Requirement: Output an exact reproduction of the data.

* begin *

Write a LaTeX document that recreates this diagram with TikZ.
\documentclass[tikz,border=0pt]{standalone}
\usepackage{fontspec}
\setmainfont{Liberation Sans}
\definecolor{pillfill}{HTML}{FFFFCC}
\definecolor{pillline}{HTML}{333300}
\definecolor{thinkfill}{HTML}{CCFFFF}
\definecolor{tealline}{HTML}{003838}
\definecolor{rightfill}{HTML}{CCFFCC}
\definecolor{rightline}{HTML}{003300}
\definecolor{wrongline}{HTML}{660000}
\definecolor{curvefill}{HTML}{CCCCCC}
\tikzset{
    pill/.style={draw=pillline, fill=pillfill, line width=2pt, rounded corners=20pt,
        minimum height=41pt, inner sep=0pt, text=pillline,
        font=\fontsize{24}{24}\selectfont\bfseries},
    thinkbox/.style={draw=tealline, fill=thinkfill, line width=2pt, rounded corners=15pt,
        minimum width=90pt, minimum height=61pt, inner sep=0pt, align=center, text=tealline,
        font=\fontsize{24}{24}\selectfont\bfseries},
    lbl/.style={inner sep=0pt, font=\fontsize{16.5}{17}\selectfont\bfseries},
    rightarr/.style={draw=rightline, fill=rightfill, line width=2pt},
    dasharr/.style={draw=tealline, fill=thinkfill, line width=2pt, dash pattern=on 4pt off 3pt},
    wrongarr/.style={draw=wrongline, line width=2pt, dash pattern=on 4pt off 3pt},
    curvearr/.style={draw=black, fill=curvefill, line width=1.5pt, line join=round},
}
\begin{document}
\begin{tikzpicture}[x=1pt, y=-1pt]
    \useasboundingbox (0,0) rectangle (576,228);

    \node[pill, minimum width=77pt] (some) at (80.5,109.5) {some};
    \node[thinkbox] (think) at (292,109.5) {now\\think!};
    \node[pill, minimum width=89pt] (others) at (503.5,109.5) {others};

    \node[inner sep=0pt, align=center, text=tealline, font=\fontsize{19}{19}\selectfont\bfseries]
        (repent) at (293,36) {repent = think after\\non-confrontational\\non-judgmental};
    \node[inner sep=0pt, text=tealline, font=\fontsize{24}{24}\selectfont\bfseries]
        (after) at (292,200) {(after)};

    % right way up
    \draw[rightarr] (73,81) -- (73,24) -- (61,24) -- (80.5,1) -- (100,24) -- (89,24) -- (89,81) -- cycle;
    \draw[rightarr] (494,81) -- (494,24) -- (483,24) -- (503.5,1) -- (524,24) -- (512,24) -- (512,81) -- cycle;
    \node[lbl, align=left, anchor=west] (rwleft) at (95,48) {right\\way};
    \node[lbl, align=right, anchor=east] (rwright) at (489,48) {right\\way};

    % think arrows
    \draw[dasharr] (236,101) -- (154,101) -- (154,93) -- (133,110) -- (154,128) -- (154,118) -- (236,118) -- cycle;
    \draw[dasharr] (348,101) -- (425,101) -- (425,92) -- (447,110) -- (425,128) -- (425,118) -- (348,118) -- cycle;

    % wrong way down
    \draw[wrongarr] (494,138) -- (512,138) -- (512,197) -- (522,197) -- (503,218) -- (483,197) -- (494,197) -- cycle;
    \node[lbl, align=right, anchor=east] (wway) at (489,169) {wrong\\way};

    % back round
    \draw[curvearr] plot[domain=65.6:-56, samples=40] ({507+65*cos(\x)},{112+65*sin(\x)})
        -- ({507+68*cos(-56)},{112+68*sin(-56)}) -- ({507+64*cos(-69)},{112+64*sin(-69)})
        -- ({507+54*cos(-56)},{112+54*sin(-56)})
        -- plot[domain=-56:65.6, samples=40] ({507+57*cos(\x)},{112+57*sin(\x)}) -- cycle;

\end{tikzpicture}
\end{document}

* end *

Task answer:
Write a LaTeX document that recreates this diagram with TikZ.
\documentclass[tikz,border=0pt]{standalone}
\usepackage{fontspec}
\setmainfont{Liberation Sans}
\definecolor{pillfill}{HTML}{FFFFCC}
\definecolor{pillline}{HTML}{333300}
\definecolor{thinkfill}{HTML}{CCFFFF}
\definecolor{tealline}{HTML}{003838}
\definecolor{rightfill}{HTML}{CCFFCC}
\definecolor{rightline}{HTML}{003300}
\definecolor{wrongline}{HTML}{660000}
\definecolor{curvefill}{HTML}{CCCCCC}
\tikzset{
    pill/.style={draw=pillline, fill=pillfill, line width=2pt, rounded corners=20pt,
        minimum height=41pt, inner sep=0pt, text=pillline,
        font=\fontsize{24}{24}\selectfont\bfseries},
    thinkbox/.style={draw=tealline, fill=thinkfill, line width=2pt, rounded corners=15pt,
        minimum width=90pt, minimum height=61pt, inner sep=0pt, align=center, text=tealline,
        font=\fontsize{24}{24}\selectfont\bfseries},
    lbl/.style={inner sep=0pt, font=\fontsize{16.5}{17}\selectfont\bfseries},
    rightarr/.style={draw=rightline, fill=rightfill, line width=2pt},
    dasharr/.style={draw=tealline, fill=thinkfill, line width=2pt, dash pattern=on 4pt off 3pt},
    wrongarr/.style={draw=wrongline, line width=2pt, dash pattern=on 4pt off 3pt},
    curvearr/.style={draw=black, fill=curvefill, line width=1.5pt, line join=round},
}
\begin{document}
\begin{tikzpicture}[x=1pt, y=-1pt]
    \useasboundingbox (0,0) rectangle (576,228);

    \node[pill, minimum width=77pt] (some) at (80.5,109.5) {some};
    \node[thinkbox] (think) at (292,109.5) {now\\think!};
    \node[pill, minimum width=89pt] (others) at (503.5,109.5) {others};

    \node[inner sep=0pt, align=center, text=tealline, font=\fontsize{19}{19}\selectfont\bfseries]
        (repent) at (293,36) {repent = think after\\non-confrontational\\non-judgmental};
    \node[inner sep=0pt, text=tealline, font=\fontsize{24}{24}\selectfont\bfseries]
        (after) at (292,200) {(after)};

    % right way up
    \draw[rightarr] (73,81) -- (73,24) -- (61,24) -- (80.5,1) -- (100,24) -- (89,24) -- (89,81) -- cycle;
    \draw[rightarr] (494,81) -- (494,24) -- (483,24) -- (503.5,1) -- (524,24) -- (512,24) -- (512,81) -- cycle;
    \node[lbl, align=left, anchor=west] (rwleft) at (95,48) {right\\way};
    \node[lbl, align=right, anchor=east] (rwright) at (489,48) {right\\way};

    % think arrows
    \draw[dasharr] (236,101) -- (154,101) -- (154,93) -- (133,110) -- (154,128) -- (154,118) -- (236,118) -- cycle;
    \draw[dasharr] (348,101) -- (425,101) -- (425,92) -- (447,110) -- (425,128) -- (425,118) -- (348,118) -- cycle;

    % wrong way down
    \draw[wrongarr] (494,138) -- (512,138) -- (512,197) -- (522,197) -- (503,218) -- (483,197) -- (494,197) -- cycle;
    \node[lbl, align=right, anchor=east] (wway) at (489,169) {wrong\\way};

    % back round
    \draw[curvearr] plot[domain=65.6:-56, samples=40] ({507+65*cos(\x)},{112+65*sin(\x)})
        -- ({507+68*cos(-56)},{112+68*sin(-56)}) -- ({507+64*cos(-69)},{112+64*sin(-69)})
        -- ({507+54*cos(-56)},{112+54*sin(-56)})
        -- plot[domain=-56:65.6, samples=40] ({507+57*cos(\x)},{112+57*sin(\x)}) -- cycle;

\end{tikzpicture}
\end{document}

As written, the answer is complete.